◆ GOAL OF THE EXERCISE: Print exactly the lines running from the one that holds "Clone this chart in Observable Plot." through the one that holds "const times = scanIndex.map(k", please, and leave the pictures out.

# Start of EXCERPTED DATA

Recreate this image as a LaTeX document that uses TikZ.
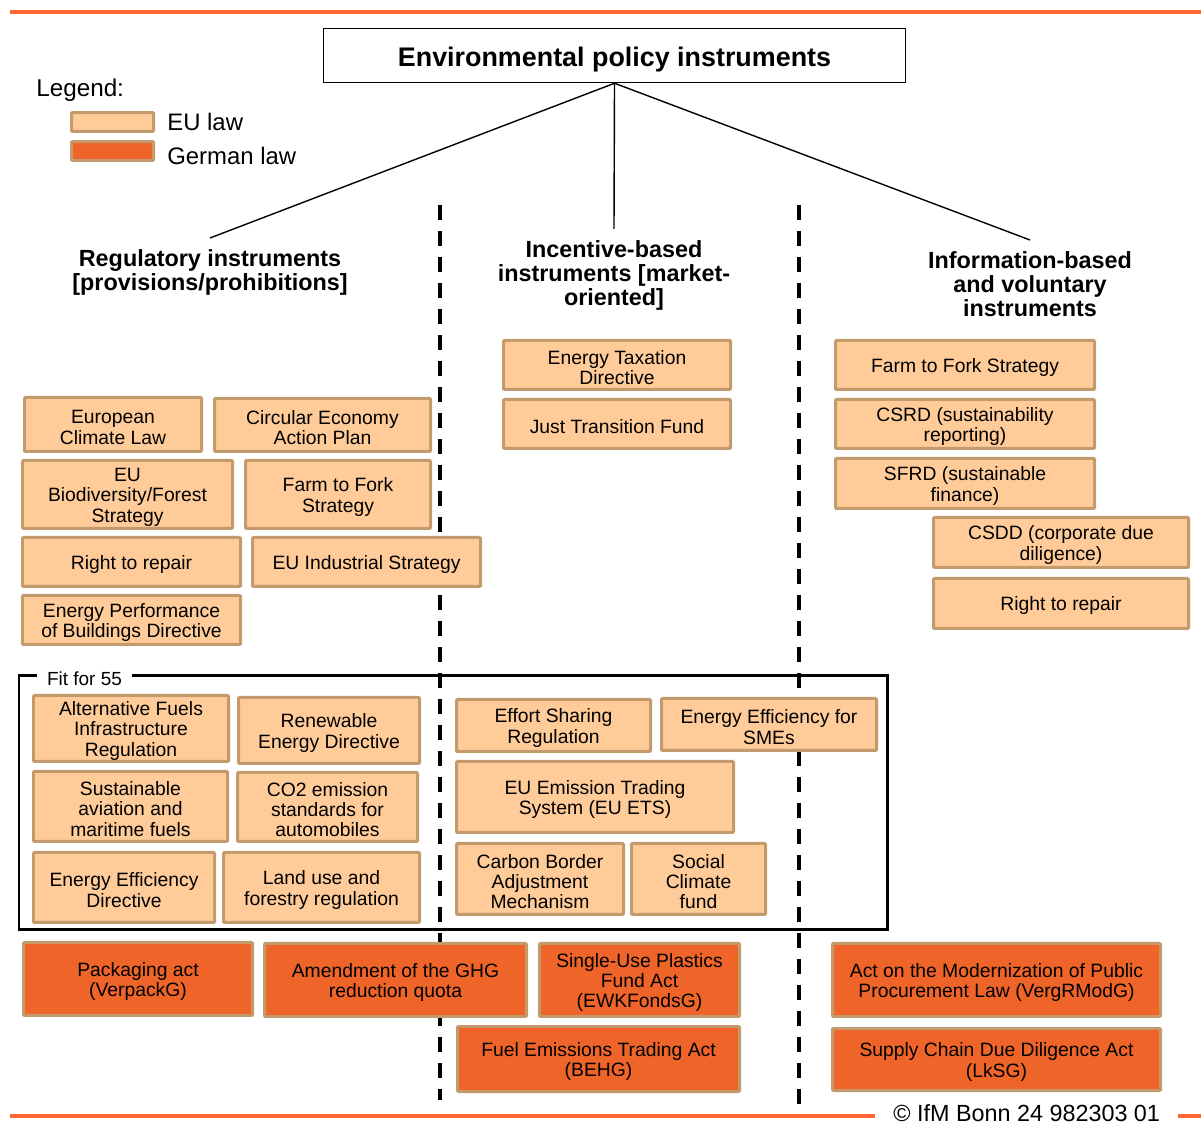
\documentclass[tikz,border=0pt]{standalone}
\usepackage{fontspec}
\setmainfont{Liberation Sans}
\definecolor{eufill}{HTML}{FFCC99}
\definecolor{eudraw}{HTML}{C39A6B}
\definecolor{defill}{HTML}{EE6429}
\definecolor{topline}{HTML}{FF6633}
\newcommand\mkbox[7]{\node[#1, minimum width={(#5-#3-3)*0.02cm}, minimum height={(#6-#4-3)*0.02cm}] (#2) at ({(#3+#5)/2},{(#4+#6)/2}) {\rule{0pt}{10.8pt}#7};}
\tikzset{
  lawbox/.style={draw=eudraw, line width=0.06cm, inner sep=0pt, align=center, rounded corners=0.02cm,
    font=\fontsize{11}{11.6}\selectfont},
  eubox/.style={lawbox, fill=eufill},
  debox/.style={lawbox, fill=defill},
  head/.style={font=\bfseries\fontsize{13.3}{13.6}\selectfont, align=center, inner xsep=0pt, inner ysep=0.22cm, anchor=north},
  conn/.style={line width=0.028cm, black},
  divider/.style={line width=0.08cm, dash pattern=on 0.3cm off 0.22cm},
  orangeline/.style={line width=0.08cm, topline},
}
\begin{document}
\begin{tikzpicture}[x=0.02cm, y=-0.02cm]
\useasboundingbox (0,0) rectangle (1201,1124);
% top and bottom rules
\draw[orangeline] (10,12) -- (1201,12);
\draw[orangeline] (10,1116) -- (875,1116);
\draw[orangeline] (1178,1116) -- (1201,1116);
\node[anchor=base west, inner sep=0pt, font=\fontsize{13.3}{15}\selectfont] (copy) at (893,1121.5) {© IfM Bonn 24 982303 01};
% dividers
\draw[divider] (440,205) -- (440,1100);
\draw[divider] (799,205) -- (799,1108);
% title
\node[draw, line width=0.03cm, minimum width={582*0.02cm}, minimum height={54*0.02cm}, text height=0.54cm, text depth=0.11cm, font=\bfseries\fontsize{15.3}{16}\selectfont] (title) at (614.5,55.5) {Environmental policy instruments};
% legend
\node[anchor=west, inner sep=0pt, font=\fontsize{13.8}{15}\selectfont] (legend) at (36,90) {Legend:};
\mkbox{eubox}{legeu}{70}{112}{155}{132}{}
\mkbox{debox}{legde}{70}{141}{155}{161}{}
\node[anchor=west, inner sep=0pt, font=\fontsize{13.6}{15}\selectfont] (legeut) at (167,122) {EU law};
\node[anchor=west, inner sep=0pt, font=\fontsize{13.6}{15}\selectfont] (legdet) at (167,156) {German law};
% headings
\node[head] (reg) at (210,238) {Regulatory instruments\\{}[provisions/prohibitions]};
\node[head] (inc) at (614,229) {Incentive-based\\instruments [market-\\oriented]};
\node[head] (inf) at (1030,240) {Information-based\\and voluntary\\instruments};
\draw[conn] (title.south) -- (reg.north);
\draw[conn] (title.south) -- (inc.north);
\draw[conn] (title.south) -- (inf.north);
% regulatory
\mkbox{eubox}{ecl}{23}{396}{203}{453}{European\\Climate Law}
\mkbox{eubox}{ceap}{213}{397}{432}{453}{Circular Economy\\Action Plan}
\mkbox{eubox}{bio}{21}{459}{234}{530}{EU\\Biodiversity/Forest\\Strategy}
\mkbox{eubox}{f2fl}{244}{459}{432}{530}{Farm to Fork\\Strategy}
\mkbox{eubox}{r2rl}{21}{536}{242}{588}{Right to repair}
\mkbox{eubox}{eis}{251}{536}{482}{588}{EU Industrial Strategy}
\mkbox{eubox}{epbd}{21}{594}{242}{646}{Energy Performance\\of Buildings Directive}
% incentive
\mkbox{eubox}{etd}{502}{339}{732}{391}{Energy Taxation\\Directive}
\mkbox{eubox}{jtf}{502}{398}{732}{450}{Just Transition Fund}
% information
\mkbox{eubox}{f2fr}{834}{339}{1096}{391}{Farm to Fork Strategy}
\mkbox{eubox}{csrd}{834}{398}{1096}{450}{CSRD (sustainability\\reporting)}
\mkbox{eubox}{sfrd}{834}{457}{1096}{510}{SFRD (sustainable\\finance)}
\mkbox{eubox}{csdd}{932}{516}{1190}{569}{CSDD (corporate due\\diligence)}
\mkbox{eubox}{r2rr}{932}{577}{1190}{630}{Right to repair}
% Fit for 55
\draw[line width=0.06cm] (19,676) rectangle (887,930);
\node[fill=white, inner xsep=0.2cm, inner ysep=0pt, font=\fontsize{10.8}{11.4}\selectfont] (fitlabel) at (84.5,679) {Fit for 55};
\mkbox{eubox}{afir}{32}{694}{230}{763}{Alternative Fuels\\Infrastructure\\Regulation}
\mkbox{eubox}{red}{237}{696}{421}{765}{Renewable\\Energy Directive}
\mkbox{eubox}{saf}{32}{770}{229}{843}{Sustainable\\aviation and\\maritime fuels}
\mkbox{eubox}{co2}{236}{771}{419}{843}{CO2 emission\\standards for\\automobiles}
\mkbox{eubox}{eed}{32}{851}{216}{924}{Energy Efficiency\\Directive}
\mkbox{eubox}{lulucf}{222}{851}{421}{924}{Land use and\\forestry regulation}
\mkbox{eubox}{esr}{455}{698}{652}{753}{Effort Sharing\\Regulation}
\mkbox{eubox}{eesme}{660}{697}{878}{752}{Energy Efficiency for\\SMEs}
\mkbox{eubox}{ets}{455}{760}{735}{834}{EU Emission Trading\\System (EU ETS)}
\mkbox{eubox}{cbam}{455}{842}{625}{916}{Carbon Border\\Adjustment\\Mechanism}
\mkbox{eubox}{scf}{630}{842}{767}{916}{Social\\Climate\\fund}
% German law
\mkbox{debox}{verpackg}{22}{941}{254}{1017}{Packaging act\\(VerpackG)}
\mkbox{debox}{ghg}{263}{942}{528}{1018}{Amendment of the GHG\\reduction quota}
\mkbox{debox}{ewk}{538}{942}{741}{1018}{Single-Use Plastics\\Fund Act\\(EWKFondsG)}
\mkbox{debox}{behg}{456}{1025}{741}{1093}{Fuel Emissions Trading Act\\(BEHG)}
\mkbox{debox}{vergr}{831}{942}{1162}{1018}{Act on the Modernization of Public\\Procurement Law (VergRModG)}
\mkbox{debox}{lksg}{831}{1027}{1162}{1092}{Supply Chain Due Diligence Act\\(LkSG)}
\end{tikzpicture}
\end{document}
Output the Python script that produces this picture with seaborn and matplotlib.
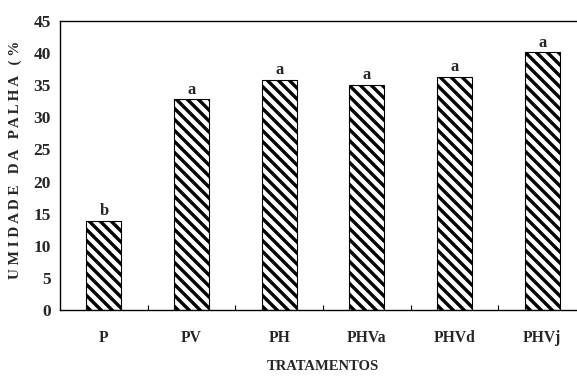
import matplotlib
matplotlib.use("Agg")
import matplotlib.pyplot as plt
import numpy as np
import pandas as pd
import seaborn as sns
from matplotlib.ticker import FixedLocator

# data
tratamentos = ["P", "PV", "PH", "PHVa", "PHVd", "PHVj"]
umidade = [13.9, 32.8, 35.8, 35.1, 36.3, 40.1]
letras = ["b", "a", "a", "a", "a", "a"]

DPI = 66
sns.set_style("white")
plt.rcParams["font.family"] = ["Liberation Serif", "DejaVu Serif"]
plt.rcParams["font.weight"] = "bold"
plt.rcParams["hatch.linewidth"] = 3.7
plt.rcParams["hatch.color"] = "black"

df = pd.DataFrame({"trat": tratamentos, "umid": umidade})

fig = plt.figure(figsize=(577 / DPI, 381 / DPI), dpi=DPI)
ax = fig.add_axes([60 / 577, 1 - 310 / 381, 526 / 577, 289 / 381])

sns.barplot(data=df, x="trat", y="umid", color="white", width=0.4,
            edgecolor="black", linewidth=1.2, ax=ax)
for p in ax.patches:
    p.set_hatch("\\\\")
    p.set_facecolor("white")

for i, (v, l) in enumerate(zip(umidade, letras)):
    ax.annotate(l, (i, v), xytext=(0, 2), textcoords="offset points",
                ha="center", va="bottom", fontsize=18, fontweight="bold")

ax.set_xlim(-0.5, 5.5)
ax.set_ylim(0, 45)
ax.set_yticks(np.arange(0, 46, 5))
ax.tick_params(axis="y", length=0, pad=10, labelsize=19)
ax.tick_params(axis="x", which="major", length=0, pad=22, labelsize=17)
ax.xaxis.set_minor_locator(FixedLocator([0.5, 1.5, 2.5, 3.5, 4.5]))
ax.tick_params(axis="x", which="minor", direction="in", length=5, width=1.2,
               bottom=True, color="black")
for t in ax.get_xticklabels() + ax.get_yticklabels():
    t.set_fontweight("bold")

for s in ["left", "bottom", "top"]:
    ax.spines[s].set_visible(True)
    ax.spines[s].set_color("black")
    ax.spines[s].set_linewidth(1.5)
ax.spines["right"].set_visible(False)

ax.set_xlabel("TRATAMENTOS", fontsize=16, fontweight="bold")
ax.xaxis.set_label_coords(0.5, -0.172)
ax.set_ylabel("U M I D A D E   D A   P A L H A   ( %", fontsize=16.5,
              fontweight="bold")
ax.yaxis.set_label_coords(-0.072, 0.52)

fig.savefig("out.png", dpi=DPI)
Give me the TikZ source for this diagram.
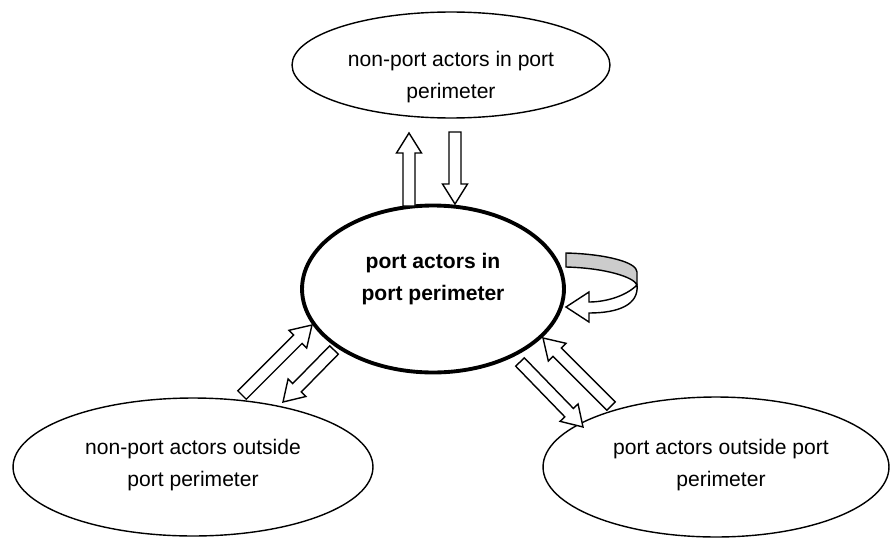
\documentclass[tikz,border=0pt]{standalone}
\usepackage{fontspec}
\setmainfont{Liberation Sans}
\usetikzlibrary{shapes.geometric,calc}
\newcommand{\fatshaft}{0.12cm}
\newcommand{\fatwing}{0.25cm}
\newcommand{\fathead}{0.4cm}
\tikzset{
  actor/.style={ellipse,draw,line width=0.8pt,inner sep=0pt},
  actortext/.style={align=center,font=\fontsize{12}{18.7}\selectfont},
  fat/.style={draw,fill=white,line width=0.8pt,line join=miter,
    to path={($(\tikztostart)!\fatshaft!90:(\tikztotarget)$)
      -- ($(\tikztotarget)!\fathead!(\tikztostart)!\fatshaft!-90:(\tikztostart)$)
      -- ($(\tikztotarget)!\fathead!(\tikztostart)!\fatwing!-90:(\tikztostart)$)
      -- (\tikztotarget)
      -- ($(\tikztotarget)!\fathead!(\tikztostart)!\fatwing!90:(\tikztostart)$)
      -- ($(\tikztotarget)!\fathead!(\tikztostart)!\fatshaft!90:(\tikztostart)$)
      -- ($(\tikztostart)!\fatshaft!-90:(\tikztotarget)$) -- cycle}}
}
\begin{document}
\begin{tikzpicture}[x=0.02cm,y=-0.02cm]
    \useasboundingbox (0,0) rectangle (891,537);
    % the four groups of actors
    \node[actor,minimum width=6.36cm,minimum height=2.12cm] (inside) at (451,65) {};
    \node[actor,line width=2.2pt,minimum width=5.24cm,minimum height=3.34cm] (core) at (433,289) {};
    \node[actor,minimum width=7.2cm,minimum height=2.76cm] (nonport) at (193,467) {};
    \node[actor,minimum width=6.92cm,minimum height=2.8cm] (port) at (716,467) {};
    \node[actortext] (inside-t) at (451,77) {non-port actors in port\\perimeter};
    \node[actortext,font=\fontsize{12}{18.7}\selectfont\bfseries] (core-t) at (433,279) {port actors in\\port perimeter};
    \node[actortext] (nonport-t) at (193,465) {non-port actors outside\\port perimeter};
    \node[actortext] (port-t) at (721,465) {port actors outside port\\perimeter};
    % arrow ends
    \coordinate (up-s) at (409,206);
    \coordinate (up-t) at (409,133);
    \coordinate (down-s) at (455,132);
    \coordinate (down-t) at (455,204);
    \coordinate (np-out-s) at (242,395);
    \coordinate (np-out-t) at (312,325);
    \coordinate (np-in-s) at (334,350);
    \coordinate (np-in-t) at (283,402);
    \coordinate (p-out-s) at (520,362);
    \coordinate (p-out-t) at (583,427);
    \coordinate (p-in-s) at (611,406);
    \coordinate (p-in-t) at (543,338);
    \draw[fat] (up-s) to (up-t);
    \draw[fat] (down-s) to (down-t);
    \draw[fat] (np-out-s) to (np-out-t);
    \draw[fat] (np-in-s) to (np-in-t);
    \draw[fat] (p-out-s) to (p-out-t);
    \draw[fat] (p-in-s) to (p-in-t);
    % loop back into the core
    \draw[fill=gray!40,line width=0.8pt] (566,253) .. controls (605,254) and (637,262) .. (637,272)
        -- (637,285) .. controls (634,277) and (605,268) .. (566,267) -- cycle;
    \draw[fill=white,line width=0.8pt,line join=miter] (637,285) .. controls (626,296) and (606,302) .. (589,302)
        -- (589,292) -- (566,307) -- (589,322) -- (589,313)
        .. controls (618,313) and (639,305) .. (637,285) -- cycle;
\end{tikzpicture}
\end{document}
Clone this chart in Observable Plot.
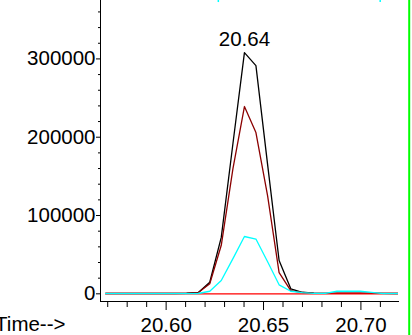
<!DOCTYPE html>
<html>
<head>
<meta charset="utf-8">
<script src="https://cdn.jsdelivr.net/npm/d3@7"></script>
<script src="https://cdn.jsdelivr.net/npm/@observablehq/plot@0.6"></script>
<style>
  html, body { margin: 0; padding: 0; background: #fff; }
  #chart { width: 412px; height: 335px; overflow: hidden; }
</style>
</head>
<body>
<div id="chart"></div>
<script>
// Scan times (min): peak scan 20.6402, step ~0.00594 min, k = -12 .. 14
const scanIndex = d3.range(-12, 15);
const times = scanIndex.map(k => +(20.6402 + k * 0.00594).toFixed(4));

// Abundances (one value per scan)
const blackSeries  = [500,500,500,500,500,500,500,800,1500,14800,72000,192000,308000,291500,165000,42500,6400,2000,1000,600,500,500,500,500,500,500,500];
const maroonSeries = [400,400,400,400,400,400,400,700,1300,12800,62000,160000,239200,206000,125000,27000,4000,1500,800,600,800,1000,1000,900,500,400,400];
const redSeries    = [0,0,0,0,0,0,0,0,0,0,0,0,0,0,0,0,0,0,0,0,0,0,0,0,0,0,0];
const cyanSeries   = [300,300,300,300,300,300,300,300,400,3300,17000,45000,73200,70000,41000,11500,3300,1500,600,500,3300,3500,3300,1800,300,300,300];

// Axis ticks
const xMajorTicks = [20.60, 20.65, 20.70];
const xMinorTicks = [20.57, 20.58, 20.59, 20.61, 20.62, 20.63, 20.64, 20.66, 20.67, 20.68, 20.69, 20.71];
const yMajorTicks = [0, 100000, 200000, 300000];
const yMinorTicks = d3.range(0, 380000, 20000).filter(v => v % 100000 !== 0);

// Peak label
const peakLabels = [{t: 20.6402, v: 308000, label: "20.64"}];
// Integration markers at top edge (cyan)
const topMarkers = [20.6268, 20.7099];
// Green right-hand bar
const greenBar = [20.7248];

const xDomain = [20.5663, 20.7193];
const yDomain = [-9800, 374600];

const rows = (vals) => times.map((t, i) => ({t, v: vals[i]}));

const FS = 20.5;

const chart = Plot.plot({
  width: 412,
  height: 335,
  marginLeft: 100,
  marginRight: 14,
  marginTop: 0,
  marginBottom: 34,
  style: {fontFamily: "'Liberation Sans', Arial, sans-serif", fontSize: FS + "px", background: "#fff", color: "#000", overflow: "visible"},
  x: {domain: xDomain},
  y: {domain: yDomain},
  marks: [
    Plot.line(rows(blackSeries),  {x: "t", y: "v", stroke: "#000000", strokeWidth: 1.3, clip: true}),
    Plot.line(rows(maroonSeries), {x: "t", y: "v", stroke: "#8b0000", strokeWidth: 1.3, clip: true}),
    Plot.line(rows(redSeries),    {x: "t", y: "v", stroke: "#ff0000", strokeWidth: 1.3, clip: true}),
    Plot.line(rows(cyanSeries),   {x: "t", y: "v", stroke: "#00ffff", strokeWidth: 1.3, clip: true}),
    Plot.ruleX(topMarkers, {x: d => d, y1: 372000, y2: 374600, stroke: "#00ffff", strokeWidth: 1.5}),
    Plot.ruleX(greenBar, {x: d => d, y1: -53500, y2: 374600, stroke: "#00ff00", strokeWidth: 2}),
    Plot.frame({anchor: "left", stroke: "#000"}),
    Plot.frame({anchor: "bottom", stroke: "#000"}),
    Plot.axisY({ticks: yMajorTicks, tickSize: 4, tickPadding: 1, tickFormat: d => String(d), label: null, fontSize: FS}),
    Plot.axisY({ticks: yMinorTicks, tickSize: 2, tickFormat: () => "", label: null}),
    Plot.axisX({ticks: xMajorTicks, tickSize: 9, tickPadding: 7, tickFormat: d3.format(".2f"), label: null, fontSize: FS}),
    Plot.axisX({ticks: xMinorTicks, tickSize: 6, tickFormat: () => "", label: null}),
    Plot.text(["Time-->"], {frameAnchor: "bottom-left", text: d => d, textAnchor: "end", lineAnchor: "bottom", dx: -35, dy: 29, fontSize: FS}),
    Plot.text(peakLabels, {x: "t", y: "v", text: "label", lineAnchor: "bottom", dy: -7, fontSize: FS})
  ]
});
document.getElementById("chart").appendChild(chart);
</script>
</body>
</html>
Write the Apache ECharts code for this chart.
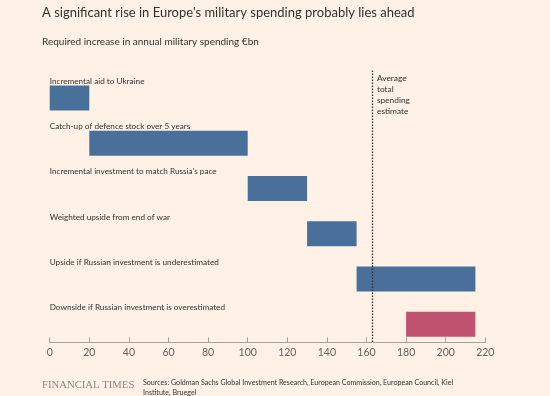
<!DOCTYPE html>
<html><head><meta charset="utf-8">
<script src="https://cdn.jsdelivr.net/npm/echarts@6/dist/echarts.min.js"></script>
<style>html,body{margin:0;padding:0;background:#fff1e5}#c{width:550px;height:396px}</style>
</head><body><div id="c"></div>
<script>
const categories = [
  "Incremental aid to Ukraine",
  "Catch-up of defence stock over 5 years",
  "Incremental investment to match Russia's pace",
  "Weighted upside from end of war",
  "Upside if Russian investment is underestimated",
  "Downside if Russian investment is overestimated"
];
const barStart = [0, 20, 100, 130, 155, 180];
const barEnd = [20, 100, 130, 155, 215, 215];
const barColors = ["#48709a", "#48709a", "#48709a", "#48709a", "#48709a", "#c0536f"];
const averageEstimate = 163;
const xTicks = [0, 20, 40, 60, 80, 100, 120, 140, 160, 180, 200, 220];

const chart = echarts.init(document.getElementById('c'));
const font = 'Lato, "Noto Sans", sans-serif';
chart.setOption({
  backgroundColor: '#fff1e5',
  animation: false,
  textStyle: { fontFamily: font },
  title: [
    { text: "A significant rise in Europe's military spending probably lies ahead", left: 42, top: 6, padding: 0,
      textStyle: { fontSize: 13, fontWeight: 'normal', color: '#33302e', fontFamily: font } },
    { text: "Required increase in annual military spending €bn", left: 42, top: 37, padding: 0,
      textStyle: { fontSize: 10, fontWeight: 'normal', color: '#33302e', fontFamily: font } }
  ],
  grid: [
    { left: 49.7, right: 64.7, top: 75.4, bottom: 49, containLabel: false },
    { left: 49.7, right: 64.7, top: 69, bottom: 54, containLabel: false }
  ],
  xAxis: [
    { type: 'value', gridIndex: 0, min: 0, max: 220, interval: 20, offset: -4.5,
      axisLine: { show: true, lineStyle: { color: '#a7a09a', width: 1 } },
      axisTick: { show: true, inside: true, length: 5, lineStyle: { color: '#a7a09a' } },
      splitLine: { show: false },
      axisLabel: { color: '#66605c', fontSize: 10.5, margin: 5, fontFamily: font,
        formatter: v => xTicks.includes(v) ? String(v) : '' } },
    { type: 'value', gridIndex: 1, min: 0, max: 220, show: false }
  ],
  yAxis: [
    { type: 'category', gridIndex: 0, data: categories, inverse: true,
      axisLine: { show: false }, axisTick: { show: false },
      axisLabel: { inside: true, margin: 0, align: 'left', verticalAlign: 'middle',
        lineHeight: 11.3, formatter: v => v + '\n\n\n',
        color: '#33302e', fontSize: 8.2, fontFamily: font } },
    { type: 'value', gridIndex: 1, min: 0, max: 1, show: false }
  ],
  series: [
    { type: 'bar', stack: 'r', xAxisIndex: 0, yAxisIndex: 0, barWidth: 25, silent: true,
      itemStyle: { color: 'transparent' }, data: barStart },
    { type: 'bar', stack: 'r', xAxisIndex: 0, yAxisIndex: 0, barWidth: 25,
      data: barEnd.map((e, i) => ({ value: e - barStart[i], itemStyle: { color: barColors[i] } })) },
    { type: 'line', xAxisIndex: 1, yAxisIndex: 1, data: [], silent: true,
      markLine: { symbol: 'none', silent: true, label: { show: false },
        lineStyle: { type: [1.5, 1.5], color: '#33302e', width: 1.3 },
        data: [{ xAxis: averageEstimate }] } }
  ],
  graphic: [
    { type: 'text', left: 377, top: 73,
      style: { text: 'Average\ntotal\nspending\nestimate', fontSize: 8.3, lineHeight: 11, fill: '#33302e', fontFamily: font } },
    { type: 'text', left: 42, top: 380,
      style: { text: 'FINANCIAL TIMES', fontSize: 10.7, fill: '#8c8580', fontFamily: '"Liberation Serif", "DejaVu Serif", serif' } },
    { type: 'text', left: 143, top: 378,
      style: { text: 'Sources: Goldman Sachs Global Investment Research, European Commission, European Council, Kiel\nInstitute, Bruegel',
        fontSize: 7.1, lineHeight: 10, fill: '#33302e', fontFamily: font } }
  ]
});
</script></body></html>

# End of EXCERPTED DATA

◆ COMPLETE ANSWER:
Clone this chart in Observable Plot.
<!DOCTYPE html>
<html>
<head>
<meta charset="utf-8">
<script src="https://cdn.jsdelivr.net/npm/d3@7"></script>
<script src="https://cdn.jsdelivr.net/npm/@observablehq/plot@0.6"></script>
<style>
  html, body { margin: 0; padding: 0; background: #fff; }
  #chart { width: 412px; height: 335px; overflow: hidden; }
</style>
</head>
<body>
<div id="chart"></div>
<script>
// Scan times (min): peak scan 20.6402, step ~0.00594 min, k = -12 .. 14
const scanIndex = d3.range(-12, 15);
const times = scanIndex.map(k => +(20.6402 + k * 0.00594).toFixed(4));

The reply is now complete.